NEWS:  Former Vice President Al Gore Wins Nobel Peace Prize
 
 
Former Vice President Al Gore
Photo: Francois Durand/ Getty Images
Oct 12, 2007 03:03 AM
Former Vice President Al Gore has won the Nobel Peace Prize.
from  MTVNews
By  Gil Kaufman

He was vice president for eight years. He's got an Emmy for his Current TV network and an Oscar for his global-warming film, "An Inconvenient Truth." But now Al Gore needs to make some room on his trophy shelf for one of the world's most honorific pieces of bling: a Nobel Peace Prize.

Along with the United Nations' Intergovernmental Panel on Climate Change, Gore was the recipient of the 2007 Nobel Peace Prize, it was announced Friday (October 12), "for their efforts to build up and disseminate greater knowledge about man-made climate change, and to lay the foundations for the measures that are needed to counteract such change," according to the Norwegian organization's Web site.

Gore spoke with reporters on Friday after winning the prize, saying, "This is just the beginning. Now is the time to elevate global consciousness about the challenges that we face. ... We face a true planetary emergency. The climate crisis is not a political issue, it is a moral and spiritual challenge to all of humanity."
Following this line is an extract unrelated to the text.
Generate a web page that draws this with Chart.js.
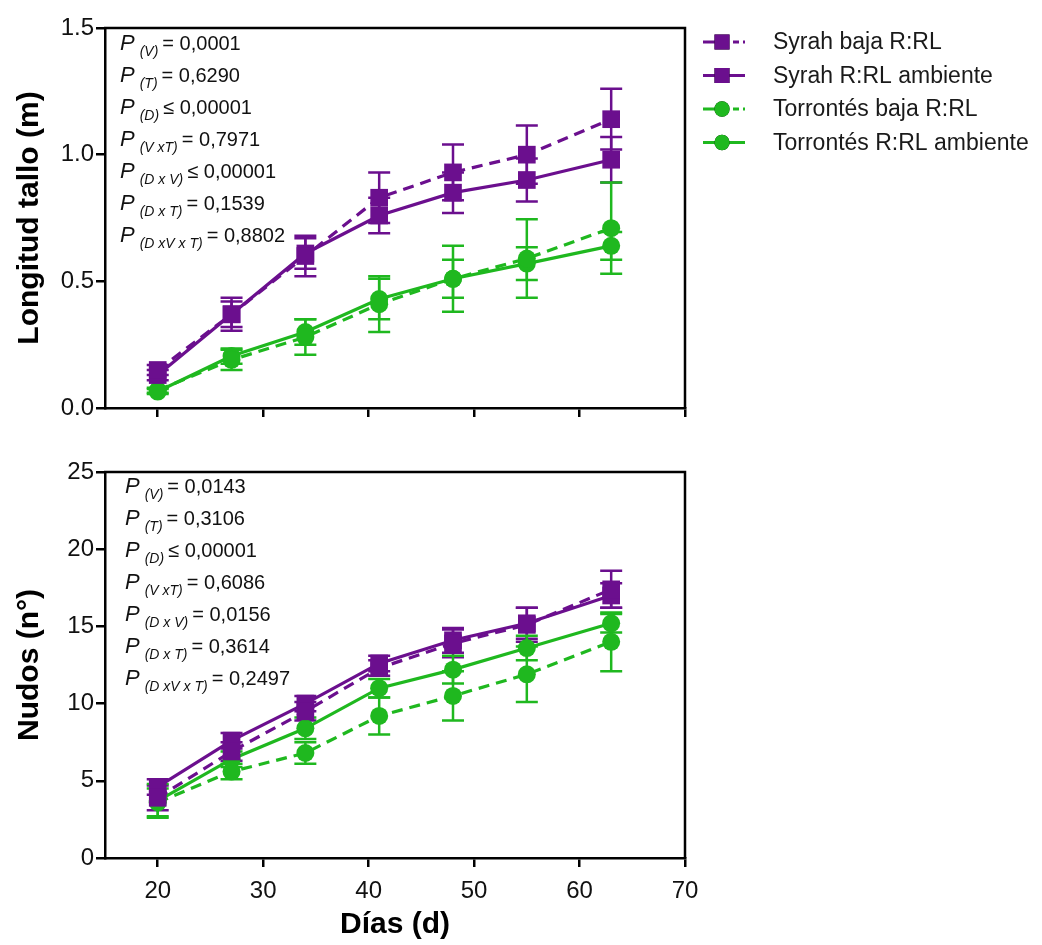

Gore and the IPCC will each be given a commemorative gold medal, a share of the $1.5 million prize and a diploma at the award ceremony, which will be held in Oslo, Norway, on December 10. The honor puts Gore on a short list of other famous Americans who have won the prize, including the Rev. Martin Luther King (1964), former Presidents Jimmy Carter (2002), Woodrow Wilson (1919) and Theodore Roosevelt (1906); and former Secretary of State Henry Kissinger (1973).

Gore said he will donate his share of the prize to the Alliance for Climate Protection, a bipartisan nonprofit organization dedicated to raising awareness about the urgency of finding a solution to the climate crisis.

"Al Gore has for a long time been one of the world's leading environmentalist politicians," read the statement from Ole Danbolt Mjoes, chairman of the Norwegian Nobel Committee, which awarded the prize. He also pointed to Gore's decades-long commitment to raising alarms about the importance of preserving the environment. "He became aware at an early stage of the climatic challenges the world is facing. His strong commitment, reflected in political activity, lectures, films and books, has strengthened the struggle against climate change. He is probably the single individual who has done most to create greater worldwide understanding of the measures that need to be adopted."

By awarding the prize to Gore and the IPCC, the Nobel committee said it was seeking to put a "sharper focus on the processes and decisions that appear to be necessary to protect the world's future climate, and thereby to reduce the threat to the security of mankind. Action is necessary now, before climate change moves beyond man's control."

Mjoes also praised the IPCC for the scientific reports it has issued over the past 20 years that have created a growing consensus about the connection between human activities and global warming.

"Indications of changes in the Earth's future climate must be treated with the utmost seriousness, and with the precautionary principle uppermost in our minds," Mjoes added. "Extensive climate changes may alter and threaten the living conditions of much of mankind. They may induce large-scale migration and lead to greater competition for the Earth's resources. Such changes will place particularly heavy burdens on the world's most vulnerable countries. There may be increased danger of violent conflicts and wars, within and between states."

The win by Gore is likely to increase the drumbeat that has been rising over the past few weeks of supporters urging him to join the presidential race. Gore, 59, who lost a bitterly contested election to eventual President George Bush in 2000, has repeatedly stated that he does not wish to run for president again. But just this week a group calling itself the "Draft Gore" movement took out a full-page ad in The New York Times encouraging the run, with the plea, "Your country needs you now, as do your party and the planet you are fighting so hard to save."

Gore has spent the years since his electoral defeat crisscrossing the globe to deliver the PowerPoint-style presentation on which "An Inconvenient Truth" is based, and sounding the alarm about global warming through events like last summer's global Live Earth concerts.